20101028

Finished reading Never let me go Monday, read Margaret Atwood's The handmaid's tale after that and read The reluctant fundamentalist by Mohsin Hamid yesterday. Currently reading Alias Grace by Atwood.

20101021

WHICH IS MORE THAN I CAN SAY ABOUT SOME PEOPLE

Since megavideo is all "You've watched 72 minutes, please wait 54 minutes or sign up" so I can't watch The City for an hour, I've decided to finally post a list of some of the books I've bought since moving to London (won't mention the ones from the post back in August);

Margaret Atwood - The tent
Margaret Atwood - Surfacing
Joyce Carol Oates - Rape a love story
Doris Lessing - The diaries of Jane Somers
Marilyn French - The women's room
Sylvia Plath - Ariel
Richard Yates - The easter parade
Richard Yates - Young hearts crying
Iain Banks - The wasp factory
Hannah Arendt - Eichmann in Jerusalem (a report on the banality of evil)
Michael Chabon - Wonder boys
Michael Ende - The neverending story
A.S. Byatt - The Oxford book of English short stories
Sebastian Faulks - Charlotte Gray
Laurence Rees - Auschwitz
Laurence Rees - The Nazis
George Orwell - Why I write
Kazuo Ishiguro - Never let me go

Bought some of these for school, but will keep them regardless (for background: dropped out of uni.
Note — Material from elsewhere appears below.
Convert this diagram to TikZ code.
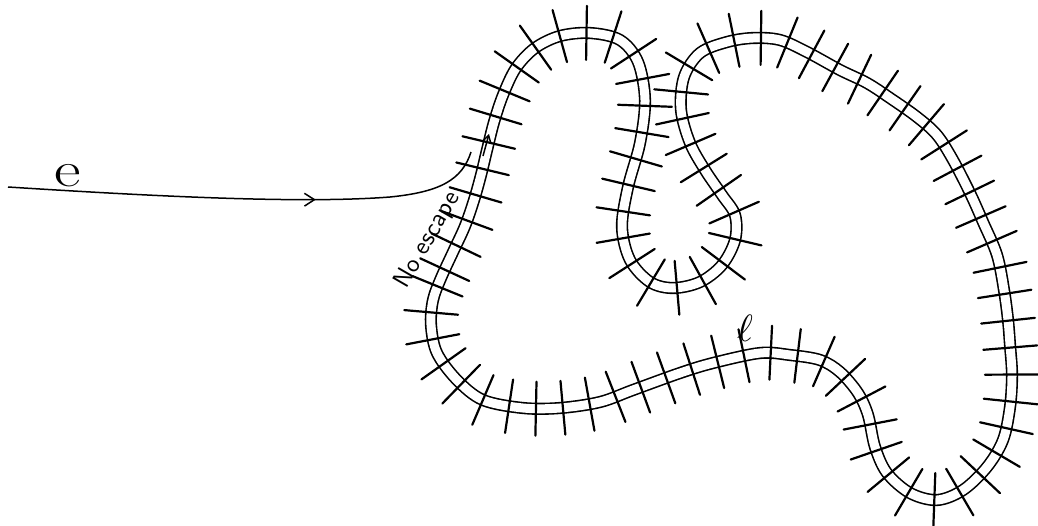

Cue Grease song, "no graduation day for you!") Anyway, I will incorporate those books into my own collection. Books that did not make the cut: Pride and prejudice and Trainspotting. God, I hate those books. Anyway, for some reason I haven't been reading as much as I normally do since moving here. Makes me feel lost. Have read Bodily harm by Margaret Atwood, The tent by the same author, Rape a love story and The falls by Oates, Auschwitz by Laurence Rees and a lot of the short stories from the Lorrie Moore book. Reading Ishiguro's Never let me go now; it's good but so different from what I usually go for. Feel like I wanna read some Joan Didion but, to my great shock and surprise, can't find any of her books at Waterstones. Sad.

20101007

"Whose life am I living? Whose life am I failing to live?